[Saved entries]
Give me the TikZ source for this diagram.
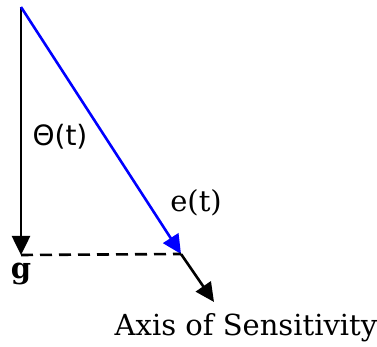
\documentclass[tikz,border=0pt]{standalone}
\usepackage{fontspec}
\newfontfamily\sansfam{DejaVu Sans}
\setmainfont{DejaVu Serif}
\usetikzlibrary{arrows.meta}
\begin{document}
\begin{tikzpicture}[x=1pt,y=1pt,
  tip/.style={-{Triangle[length=19pt,width=18pt]}},
  ln/.style={line width=2.6pt},
  lbl/.style={inner sep=0pt}]
\useasboundingbox (0,0) rectangle (377,347);
\coordinate (O) at (21,340);
\coordinate (G) at (21,92);
\coordinate (E) at (181,93);
\coordinate (A) at (214,45);
\draw[ln,tip] (O) -- (G);
\draw[ln,blue,tip] (O) -- (E);
\draw[ln,tip] (E) -- (A);
\draw[ln,dash pattern=on 12pt off 7pt] (G) -- (E);
\node[lbl] (theta) at (60,210) {\fontsize{28}{30}\selectfont\sansfam Θ(t)};
\node[lbl] (et) at (196,144) {\fontsize{29}{31}\selectfont e(t)};
\node[lbl] (g) at (21,73) {\fontsize{29}{31}\selectfont\bfseries g};
\node[lbl] (axis) at (246,19) {\fontsize{29}{31}\selectfont Axis of Sensitivity};
\end{tikzpicture}
\end{document}
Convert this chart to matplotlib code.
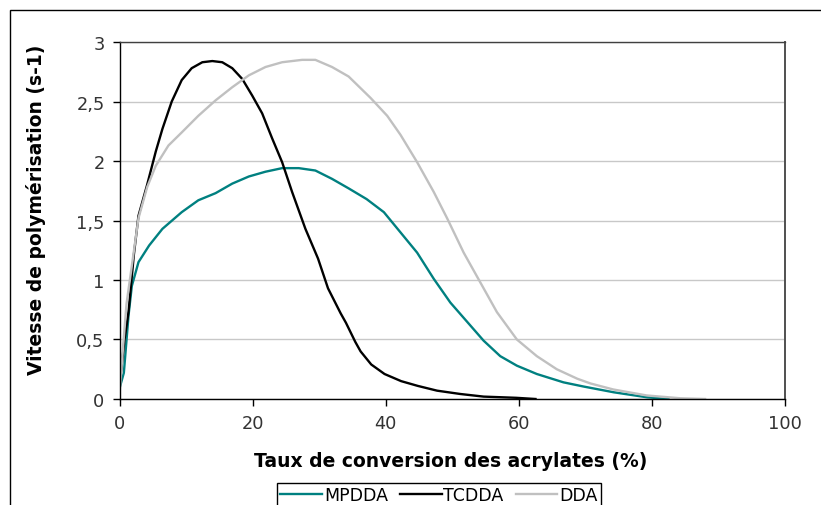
import matplotlib
import matplotlib.pyplot as plt
from matplotlib.patches import Rectangle

matplotlib.use("Agg")

# conversion (%) / rate (s-1)
mpdda_x = [0.0, 0.6, 1.3, 1.8, 2.8, 4.4, 6.4, 9.3, 11.8, 14.4, 16.9, 19.4, 21.9,
           24.4, 26.9, 29.4, 31.9, 34.4, 37.1, 39.7, 42.2, 44.7, 47.2, 49.7,
           52.2, 54.7, 57.2, 59.7, 62.7, 66.7, 69.7, 74.3, 79.3, 82.5]
mpdda_y = [0.1, 0.22, 0.70, 0.95, 1.15, 1.29, 1.43, 1.57, 1.67, 1.73, 1.81, 1.87,
           1.91, 1.94, 1.94, 1.92, 1.85, 1.77, 1.68, 1.57, 1.40, 1.23, 1.01, 0.81,
           0.65, 0.49, 0.36, 0.28, 0.21, 0.14, 0.105, 0.056, 0.014, 0.0]

tcdda_x = [0.0, 0.7, 1.3, 2.1, 2.8, 4.1, 5.4, 6.4, 7.8, 9.3, 10.8, 12.4, 13.9,
           15.4, 16.9, 18.4, 19.9, 21.4, 22.9, 24.4, 25.9, 27.9, 29.8, 31.3,
           33.2, 34.0, 34.7, 35.4, 36.2, 37.8, 39.8, 42.3, 44.8, 47.7, 51.2,
           54.7, 59.6, 62.5]
tcdda_y = [0.14, 0.5, 0.73, 1.21, 1.54, 1.80, 2.08, 2.27, 2.50, 2.68, 2.78, 2.83,
           2.84, 2.83, 2.78, 2.69, 2.55, 2.40, 2.19, 1.99, 1.74, 1.43, 1.18, 0.93,
           0.72, 0.64, 0.56, 0.48, 0.40, 0.29, 0.21, 0.15, 0.11, 0.07, 0.042,
           0.02, 0.01, 0.0]

dda_x = [0.0, 0.5, 1.0, 1.8, 2.8, 4.1, 5.4, 7.3, 9.3, 11.8, 14.4, 16.9, 19.4,
         21.9, 24.4, 27.4, 29.4, 31.9, 34.4, 37.7, 40.2, 42.2, 44.7, 47.2, 49.2,
         51.7, 54.2, 56.7, 59.7, 62.7, 65.7, 68.8, 70.8, 74.2, 79.2, 84.3, 88.0]
dda_y = [0.08, 0.45, 0.8, 1.12, 1.52, 1.78, 1.96, 2.13, 2.24, 2.38, 2.51, 2.62,
         2.72, 2.79, 2.83, 2.85, 2.85, 2.79, 2.71, 2.53, 2.38, 2.22, 1.99, 1.74,
         1.52, 1.23, 0.98, 0.73, 0.50, 0.36, 0.25, 0.17, 0.13, 0.08, 0.03, 0.006, 0.0]

x_ticks = [0, 20, 40, 60, 80, 100]
y_ticks = [0, 0.5, 1, 1.5, 2, 2.5, 3]
y_tick_labels = ["0", "0,5", "1", "1,5", "2", "2,5", "3"]

plt.rcParams["font.family"] = ["DejaVu Sans"]

fig = plt.figure(figsize=(8.21, 5.06), dpi=100)
ax = fig.add_axes([0.146, 0.2095, 0.81, 0.7055])

# outer chart frame (only top and left edges are visible in the reference)
fig.patches.append(Rectangle((10 / 821, -0.2), 1.2, 1.2 - 11 / 506,
                             transform=fig.transFigure, fill=False,
                             edgecolor="black", linewidth=1.0, zorder=0))

ax.plot(mpdda_x, mpdda_y, color="#008080", linewidth=1.7, label="MPDDA")
ax.plot(tcdda_x, tcdda_y, color="black", linewidth=1.7, label="TCDDA")
ax.plot(dda_x, dda_y, color="#c0c0c0", linewidth=1.7, label="DDA")

ax.set_xlim(0, 100)
ax.set_ylim(0, 3)
ax.set_xticks(x_ticks)
ax.set_yticks(y_ticks)
ax.set_yticklabels(y_tick_labels)
ax.tick_params(direction="out", length=5, width=1, labelsize=12.8, color="black",
               labelcolor="#333333", pad=6)
ax.yaxis.grid(True, color="#c8c8c8", linewidth=1)
ax.set_axisbelow(True)

for side in ("left", "bottom"):
    ax.spines[side].set_color("black")
    ax.spines[side].set_linewidth(1)
ax.spines["top"].set_color("#404040")
ax.spines["top"].set_linewidth(1)
ax.spines["right"].set_color("#505050")
ax.spines["right"].set_linewidth(1.4)

ax.set_xlabel("Taux de conversion des acrylates (%)", fontsize=13.5,
              fontweight="bold")
ax.set_ylabel("Vitesse de polymérisation (s-1)", fontsize=13.5,
              fontweight="bold")
ax.xaxis.set_label_coords(0.497, -0.171)
ax.xaxis.label.set_va("center")
ax.yaxis.set_label_coords(-0.126, 0.532)
ax.yaxis.label.set_va("center")

# legend box runs off the bottom edge, as in the reference
fig.legend(loc="upper center", bbox_to_anchor=(439 / 821, 1 - 484 / 506), ncol=3,
           fontsize=12.5, frameon=True, fancybox=False, edgecolor="black",
           handlelength=2.4, handletextpad=0.1, columnspacing=0.7,
           borderpad=0.2, borderaxespad=0, framealpha=1)

fig.savefig("out.png", dpi=100)
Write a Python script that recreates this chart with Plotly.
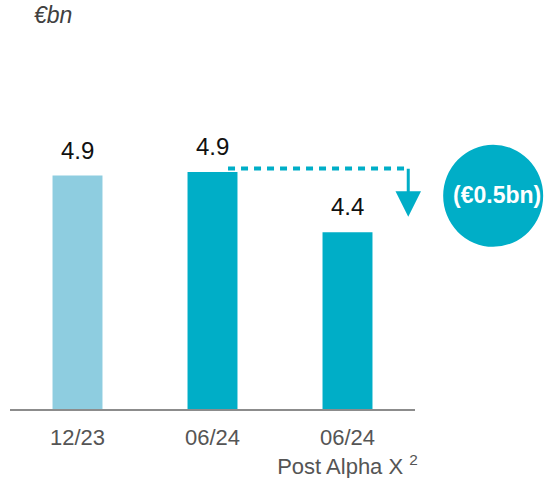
import plotly.graph_objects as go

# chart data
periods = ['12/23', '06/24', '06/24<br>Post Alpha X <sup>2</sup>']
values = [4.88, 4.91, 4.4]
value_labels = ['4.9', '4.9', '4.4']
bar_colors = ['#8ECDE0', '#00AEC7', '#00AEC7']
delta_label = '(€0.5bn)'
unit_label = '€bn'

axis_base = 2.9
xpos = list(range(len(periods)))
font_family = 'Liberation Sans, Arial, sans-serif'
teal = '#00AEC7'

fig = go.Figure()
fig.add_trace(go.Bar(
    x=xpos,
    y=[v - axis_base for v in values],
    base=axis_base,
    width=0.37,
    marker=dict(color=bar_colors, line=dict(width=0)),
    hoverinfo='skip'
))

# value labels above bars
for xi, v, lab in zip(xpos, values, value_labels):
    fig.add_annotation(
        x=xi, y=v, text=lab, showarrow=False,
        xanchor='center', yanchor='bottom', yshift=10,
        font=dict(family=font_family, size=24, color='#111111')
    )

# dotted connector from 06/24 bar to the Post Alpha X column
fig.add_shape(
    type='line', xref='x', yref='y',
    x0=1.115, x1=2.45, y0=4.94, y1=4.94,
    line=dict(color=teal, width=4, dash='7px,6px')
)
# down arrow
fig.add_annotation(
    x=2.45, y=4.53, ax=2.45, ay=4.95,
    xref='x', yref='y', axref='x', ayref='y',
    text='', showarrow=True,
    arrowhead=2, arrowsize=1.7, arrowwidth=3, arrowcolor=teal
)

# delta bubble
fig.add_shape(
    type='circle', xref='paper', yref='paper',
    xsizemode='pixel', ysizemode='pixel',
    xanchor=1.193, yanchor=0.548,
    x0=-50, x1=50, y0=-51, y1=51,
    fillcolor=teal, line=dict(width=0)
)
fig.add_annotation(
    x=1.203, y=0.55, xref='paper', yref='paper',
    xanchor='center', yanchor='middle',
    text='<b>' + delta_label + '</b>', showarrow=False,
    font=dict(family=font_family, size=23, color='white')
)

# unit label
fig.add_annotation(
    x=0.106, y=1.013, xref='paper', yref='paper',
    xanchor='center', yanchor='middle',
    text='<i>' + unit_label + '</i>', showarrow=False,
    font=dict(family=font_family, size=23, color='#404040')
)

fig.update_layout(
    width=544, height=478,
    margin=dict(l=10, r=129, t=20, b=69),
    plot_bgcolor='white', paper_bgcolor='white',
    showlegend=False,
    font=dict(family=font_family),
    xaxis=dict(
        range=[-0.5, 2.5],
        tickvals=xpos, ticktext=periods,
        showgrid=False, zeroline=False, automargin=False,
        showline=True, linecolor='#8C8C8C', linewidth=2,
        ticks='', ticklabelstandoff=8,
        tickfont=dict(size=22, color='#555555')
    ),
    yaxis=dict(
        range=[axis_base, 6.2],
        visible=False, showgrid=False, zeroline=False, automargin=False
    )
)

fig.write_html("out.html", config={'displayModeBar': False},
               post_script="document.body.style.margin='0';")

▶ [BRIEF]: Reproduce the data above word for word from its first line through the line that holds "0.02, 0.01, 0.0]", both ends included; skip pictures.

▶ [SOLUTION]:
Give me the TikZ source for this diagram.
\documentclass[tikz,border=0pt]{standalone}
\usepackage{fontspec}
\newfontfamily\sansfam{DejaVu Sans}
\setmainfont{DejaVu Serif}
\usetikzlibrary{arrows.meta}
\begin{document}
\begin{tikzpicture}[x=1pt,y=1pt,
  tip/.style={-{Triangle[length=19pt,width=18pt]}},
  ln/.style={line width=2.6pt},
  lbl/.style={inner sep=0pt}]
\useasboundingbox (0,0) rectangle (377,347);
\coordinate (O) at (21,340);
\coordinate (G) at (21,92);
\coordinate (E) at (181,93);
\coordinate (A) at (214,45);
\draw[ln,tip] (O) -- (G);
\draw[ln,blue,tip] (O) -- (E);
\draw[ln,tip] (E) -- (A);
\draw[ln,dash pattern=on 12pt off 7pt] (G) -- (E);
\node[lbl] (theta) at (60,210) {\fontsize{28}{30}\selectfont\sansfam Θ(t)};
\node[lbl] (et) at (196,144) {\fontsize{29}{31}\selectfont e(t)};
\node[lbl] (g) at (21,73) {\fontsize{29}{31}\selectfont\bfseries g};
\node[lbl] (axis) at (246,19) {\fontsize{29}{31}\selectfont Axis of Sensitivity};
\end{tikzpicture}
\end{document}
Convert this chart to matplotlib code.
import matplotlib
import matplotlib.pyplot as plt
from matplotlib.patches import Rectangle

matplotlib.use("Agg")

# conversion (%) / rate (s-1)
mpdda_x = [0.0, 0.6, 1.3, 1.8, 2.8, 4.4, 6.4, 9.3, 11.8, 14.4, 16.9, 19.4, 21.9,
           24.4, 26.9, 29.4, 31.9, 34.4, 37.1, 39.7, 42.2, 44.7, 47.2, 49.7,
           52.2, 54.7, 57.2, 59.7, 62.7, 66.7, 69.7, 74.3, 79.3, 82.5]
mpdda_y = [0.1, 0.22, 0.70, 0.95, 1.15, 1.29, 1.43, 1.57, 1.67, 1.73, 1.81, 1.87,
           1.91, 1.94, 1.94, 1.92, 1.85, 1.77, 1.68, 1.57, 1.40, 1.23, 1.01, 0.81,
           0.65, 0.49, 0.36, 0.28, 0.21, 0.14, 0.105, 0.056, 0.014, 0.0]

tcdda_x = [0.0, 0.7, 1.3, 2.1, 2.8, 4.1, 5.4, 6.4, 7.8, 9.3, 10.8, 12.4, 13.9,
           15.4, 16.9, 18.4, 19.9, 21.4, 22.9, 24.4, 25.9, 27.9, 29.8, 31.3,
           33.2, 34.0, 34.7, 35.4, 36.2, 37.8, 39.8, 42.3, 44.8, 47.7, 51.2,
           54.7, 59.6, 62.5]
tcdda_y = [0.14, 0.5, 0.73, 1.21, 1.54, 1.80, 2.08, 2.27, 2.50, 2.68, 2.78, 2.83,
           2.84, 2.83, 2.78, 2.69, 2.55, 2.40, 2.19, 1.99, 1.74, 1.43, 1.18, 0.93,
           0.72, 0.64, 0.56, 0.48, 0.40, 0.29, 0.21, 0.15, 0.11, 0.07, 0.042,
           0.02, 0.01, 0.0]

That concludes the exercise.